First, many "free" fonts are only free for personal use. Commercial use — including selling printable products on Etsy — requires a commercial license. Getting hit with a font licensing complaint can be just as damaging as a trademark takedown.

Second, clipart and design elements from bundle marketplaces often come with licensing restrictions. Read the fine print. "Commercial use" sometimes means you can use the element as part of a larger design but cannot sell the element itself as the primary product. A clipart image used as decoration on a game card is generally fine. The same image used as the central feature of a printable — that can cross the line depending on the license terms.

Escape Room Printables: A Growing Niche with Growing Risks

Printable escape room kits are booming on Etsy, and they carry unique IP considerations.

The term "escape room" itself is not trademarked for printable game products, so you can freely use it in your listings.

Puzzle mechanics are generally not copyrightable, so creating your own cipher puzzles, logic grids, and code-breaking challenges is safe. But directly copying puzzle structures, specific clue wordings, or narrative elements from another creator's escape room kit IS copyright infringement.

Themed escape rooms amplify the risk. A "Harry Potter Escape Room" or "Stranger Things Escape Room" uses trademarked and copyrighted properties. Even if your puzzles are completely original, theming them around copyrighted properties without a license is infringement.

Safe approach: Create original themes for your escape room kits. A "Haunted Mansion Mystery" with your own original story, characters, and puzzle designs is both more defensible legally and more valuable as a unique product.

How to Name and Tag Your Printable Games Safely

Getting your listing found on Etsy without using trademarked names requires strategy, not shortcuts.

Use Generic Game Descriptors

Replace trademarked names with descriptive alternatives:

  • "Trivia board game" instead of "Jeopardy"
  • "Word tile game" instead of "Scrabble"
  • "Dice scoring game" instead of "Yahtzee"
  • "Drawing guessing game" instead of "Pictionary"
  • "Fill-in-the-blank card game" instead of "Cards Against Humanity"
  • "Strategy board game" instead of any specific trademarked title

Focus on Occasion and Audience Keywords

Etsy buyers search by occasion and audience more than game brand:

  • "Baby shower games bundle printable"
  • "Bridal shower activity pack digital download"
  • "Kids birthday party games printable PDF"
  • "Family game night printable set"
  • "Classroom party games teacher resource"
  • "Bachelorette party games funny"

Describe the Mechanic, Not the Brand

Instead of naming the trademarked game, describe what players actually do:

  • "Match the answer trivia game" (not "Jeopardy-style")
  • "Form words from letter tiles" (not "Scrabble-like")
  • "Roll and score dice game" (not "Yahtzee-inspired")

Even "inspired by" or "similar to" language followed by a trademarked name can trigger an IP complaint.
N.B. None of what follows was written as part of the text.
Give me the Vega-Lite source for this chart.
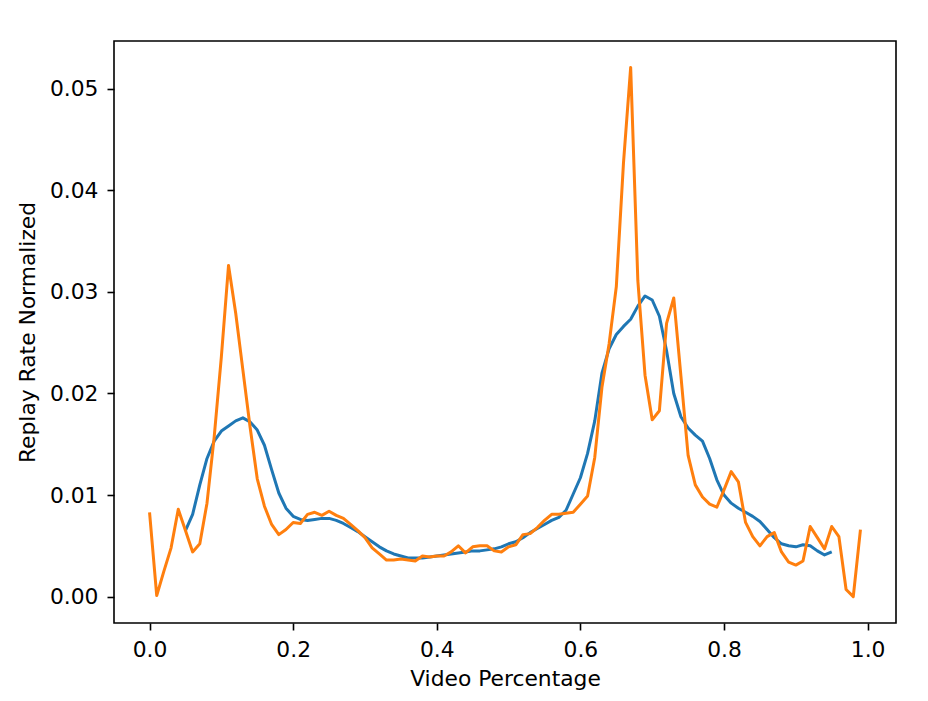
{
  "$schema": "https://vega.github.io/schema/vega-lite/v6.json",
  "width": 782,
  "height": 582,
  "autosize": {"type": "none"},
  "padding": {"left": 114, "top": 41, "right": 32, "bottom": 78},
  "background": "white",
  "config": {
    "view": {"stroke": "black", "strokeWidth": 1.6},
    "font": "DejaVu Sans",
    "axis": {
      "grid": false,
      "domain": false,
      "tickColor": "black",
      "tickSize": 7,
      "tickWidth": 1.6,
      "labelFont": "DejaVu Sans",
      "labelFontSize": 21.8,
      "labelColor": "black",
      "labelPadding": 9,
      "titleFont": "DejaVu Sans",
      "titleFontSize": 21.8,
      "titleFontWeight": "normal",
      "titleColor": "black"
    }
  },
  "datasets": {
    "blue": [
      {"x":0.05,"y":0.0065},{"x":0.06,"y":0.0081},{"x":0.07,"y":0.0110},{"x":0.08,"y":0.0136},{"x":0.09,"y":0.0153},
      {"x":0.10,"y":0.0163},{"x":0.11,"y":0.0168},{"x":0.12,"y":0.0173},{"x":0.13,"y":0.0176},{"x":0.14,"y":0.0172},
      {"x":0.15,"y":0.0164},{"x":0.16,"y":0.0149},{"x":0.17,"y":0.0125},{"x":0.18,"y":0.0102},{"x":0.19,"y":0.0087},
      {"x":0.20,"y":0.0079},{"x":0.21,"y":0.0076},{"x":0.22,"y":0.0075},{"x":0.23,"y":0.0076},{"x":0.24,"y":0.0077},
      {"x":0.25,"y":0.0077},{"x":0.26,"y":0.0075},{"x":0.27,"y":0.0072},{"x":0.28,"y":0.0068},{"x":0.29,"y":0.0064},
      {"x":0.30,"y":0.0059},{"x":0.31,"y":0.0054},{"x":0.32,"y":0.0049},{"x":0.33,"y":0.0045},{"x":0.34,"y":0.0042},
      {"x":0.35,"y":0.0040},{"x":0.36,"y":0.0038},{"x":0.37,"y":0.0038},{"x":0.38,"y":0.0038},{"x":0.39,"y":0.0039},
      {"x":0.40,"y":0.0040},{"x":0.41,"y":0.0041},{"x":0.42,"y":0.0042},{"x":0.43,"y":0.0043},{"x":0.44,"y":0.0044},
      {"x":0.45,"y":0.0045},{"x":0.46,"y":0.0045},{"x":0.47,"y":0.0046},{"x":0.48,"y":0.0047},{"x":0.49,"y":0.0049},
      {"x":0.50,"y":0.0052},{"x":0.51,"y":0.0054},{"x":0.52,"y":0.0058},{"x":0.53,"y":0.0063},{"x":0.54,"y":0.0067},
      {"x":0.55,"y":0.0071},{"x":0.56,"y":0.0075},{"x":0.57,"y":0.0078},{"x":0.58,"y":0.0085},{"x":0.59,"y":0.0101},
      {"x":0.60,"y":0.0117},{"x":0.61,"y":0.0141},{"x":0.62,"y":0.0173},{"x":0.63,"y":0.0220},{"x":0.64,"y":0.0244},
      {"x":0.65,"y":0.0258},{"x":0.66,"y":0.0266},{"x":0.67,"y":0.0273},{"x":0.68,"y":0.0286},{"x":0.69,"y":0.0296},
      {"x":0.70,"y":0.0292},{"x":0.71,"y":0.0276},{"x":0.72,"y":0.0242},{"x":0.73,"y":0.0200},{"x":0.74,"y":0.0177},
      {"x":0.75,"y":0.0166},{"x":0.76,"y":0.0159},{"x":0.77,"y":0.0153},{"x":0.78,"y":0.0136},{"x":0.79,"y":0.0115},
      {"x":0.80,"y":0.0100},{"x":0.81,"y":0.0092},{"x":0.82,"y":0.0087},{"x":0.83,"y":0.0083},{"x":0.84,"y":0.0079},
      {"x":0.85,"y":0.0074},{"x":0.86,"y":0.0066},{"x":0.87,"y":0.0058},{"x":0.88,"y":0.0052},{"x":0.89,"y":0.0050},
      {"x":0.90,"y":0.0049},{"x":0.91,"y":0.0051},{"x":0.92,"y":0.0050},{"x":0.93,"y":0.0045},{"x":0.94,"y":0.0041},
      {"x":0.95,"y":0.0044}
    ],
    "orange": [
      {"x":0.00,"y":0.0083},{"x":0.01,"y":0.0001},{"x":0.02,"y":0.0025},{"x":0.03,"y":0.0048},{"x":0.04,"y":0.0086},
      {"x":0.05,"y":0.0065},{"x":0.06,"y":0.0044},{"x":0.07,"y":0.0052},{"x":0.08,"y":0.0092},{"x":0.09,"y":0.0157},
      {"x":0.10,"y":0.0236},{"x":0.11,"y":0.0326},{"x":0.12,"y":0.0279},{"x":0.13,"y":0.0223},{"x":0.14,"y":0.0167},
      {"x":0.15,"y":0.0116},{"x":0.16,"y":0.0089},{"x":0.17,"y":0.0071},{"x":0.18,"y":0.0061},{"x":0.19,"y":0.0066},
      {"x":0.20,"y":0.0073},{"x":0.21,"y":0.0072},{"x":0.22,"y":0.0081},{"x":0.23,"y":0.0083},{"x":0.24,"y":0.0080},
      {"x":0.25,"y":0.0084},{"x":0.26,"y":0.0080},{"x":0.27,"y":0.0077},{"x":0.28,"y":0.0071},{"x":0.29,"y":0.0065},
      {"x":0.30,"y":0.0058},{"x":0.31,"y":0.0048},{"x":0.32,"y":0.0042},{"x":0.33,"y":0.0036},{"x":0.34,"y":0.0036},
      {"x":0.35,"y":0.0037},{"x":0.36,"y":0.0036},{"x":0.37,"y":0.0035},{"x":0.38,"y":0.0040},{"x":0.39,"y":0.0039},
      {"x":0.40,"y":0.0040},{"x":0.41,"y":0.0040},{"x":0.42,"y":0.0044},{"x":0.43,"y":0.0050},{"x":0.44,"y":0.0043},
      {"x":0.45,"y":0.0049},{"x":0.46,"y":0.0050},{"x":0.47,"y":0.0050},{"x":0.48,"y":0.0045},{"x":0.49,"y":0.0044},
      {"x":0.50,"y":0.0049},{"x":0.51,"y":0.0051},{"x":0.52,"y":0.0061},{"x":0.53,"y":0.0062},{"x":0.54,"y":0.0068},
      {"x":0.55,"y":0.0075},{"x":0.56,"y":0.0081},{"x":0.57,"y":0.0081},{"x":0.58,"y":0.0082},{"x":0.59,"y":0.0083},
      {"x":0.60,"y":0.0091},{"x":0.61,"y":0.0099},{"x":0.62,"y":0.0137},{"x":0.63,"y":0.0206},{"x":0.64,"y":0.0249},
      {"x":0.65,"y":0.0305},{"x":0.66,"y":0.0427},{"x":0.67,"y":0.0521},{"x":0.68,"y":0.0311},{"x":0.69,"y":0.0218},
      {"x":0.70,"y":0.0174},{"x":0.71,"y":0.0183},{"x":0.72,"y":0.0269},{"x":0.73,"y":0.0294},{"x":0.74,"y":0.0217},
      {"x":0.75,"y":0.0139},{"x":0.76,"y":0.0110},{"x":0.77,"y":0.0098},{"x":0.78,"y":0.0091},{"x":0.79,"y":0.0088},
      {"x":0.80,"y":0.0105},{"x":0.81,"y":0.0123},{"x":0.82,"y":0.0113},{"x":0.83,"y":0.0073},{"x":0.84,"y":0.0059},
      {"x":0.85,"y":0.0050},{"x":0.86,"y":0.0059},{"x":0.87,"y":0.0063},{"x":0.88,"y":0.0044},{"x":0.89,"y":0.0034},
      {"x":0.90,"y":0.0031},{"x":0.91,"y":0.0035},{"x":0.92,"y":0.0069},{"x":0.93,"y":0.0058},{"x":0.94,"y":0.0047},
      {"x":0.95,"y":0.0069},{"x":0.96,"y":0.0059},{"x":0.97,"y":0.0007},{"x":0.98,"y":0.0000},{"x":0.99,"y":0.0066}
    ]
  },
  "encoding": {
    "x": {
      "field": "x", "type": "quantitative",
      "scale": {"domain": [-0.0495, 1.0395], "nice": false, "zero": false},
      "axis": {"values": [0, 0.2, 0.4, 0.6, 0.8, 1.0], "format": ".1f", "title": "Video Percentage", "titlePadding": 8}
    },
    "y": {
      "field": "y", "type": "quantitative",
      "scale": {"domain": [-0.0026, 0.0547], "nice": false, "zero": false},
      "axis": {"values": [0, 0.01, 0.02, 0.03, 0.04, 0.05], "format": ".2f", "title": "Replay Rate Normalized", "titlePadding": 10}
    }
  },
  "layer": [
    {"data": {"name": "blue"}, "mark": {"type": "line", "color": "#1f77b4", "strokeWidth": 3, "strokeJoin": "round", "clip": true}},
    {"data": {"name": "orange"}, "mark": {"type": "line", "color": "#ff7f0e", "strokeWidth": 3, "strokeJoin": "round", "clip": true}}
  ]
}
Avoid it entirely.

Protecting Your Own Printable Game Designs

Once you have created original game designs, you need to protect them from copycats — because design theft in the printable games niche is rampant.

Copyright Your Designs

Your original game designs are automatically copyrighted the moment you create them. But registering your copyright with the U.S. Copyright Office (cost: $45-$65 per work) gives you the ability to file a copyright infringement lawsuit, seek statutory damages of up to $150,000 per work (for willful infringement), and recover attorney fees.

For your best-selling designs, registration is worth the investment.

Watermark Your Preview Images

Never upload high-resolution, unwatermarked preview images of your printable games. Other sellers will screenshot and resell them. Use visible watermarks across all preview images and keep the downloadable files in formats that are harder to edit (flattened PDFs rather than editable Canva templates, unless editability is your product feature).

Monitor for Copies

Search Etsy periodically for sellers offering games that look suspiciously similar to yours. If you find copies, you can file an IP complaint through Etsy's reporting system. Having a registered copyright makes this process significantly faster and more effective.

Checklist: Before You List a Printable Game on Etsy

Run through this checklist before publishing any printable game listing:

  1. Game name check: Search USPTO TESS for your game title. If it is trademarked in Class 28 or Class 16, pick a different name.
  2. Character and brand check: Does your game feature any characters, logos, or brand elements you did not create from scratch? If yes, remove them.
  3. Trivia content check: Are your trivia questions based on public facts, or do they reference specific copyrighted fictional works? Stick to public knowledge.
  4. Font licensing check: Do you have commercial licenses for every font used in your designs? Verify each one.
  5. Clipart and design check: Do you have commercial use licenses for all graphic elements? Confirm the license allows use in products sold as digital downloads.
  6. Competitor comparison check: Does your game look substantially similar to another seller's product? Originality protects you legally and differentiates you in the market.
  7. Listing language check: Have you used any trademarked game names in your title, description, or tags? Remove them and replace with generic descriptors.

The Bottom Line

The printable games niche on Etsy is profitable, scalable, and creative — but it is built on a foundation of intellectual property that most sellers never think about until they receive a takedown notice or suspension.

The good news is that the rules are straightforward once you understand them. Use generic names instead of trademarked ones. Create original artwork instead of copying characters. Base trivia on public facts instead of copyrighted fiction. License your fonts and clipart properly. And protect your own original work from copycats.

Sellers who get this right build sustainable businesses. Sellers who take shortcuts build shops that can disappear overnight.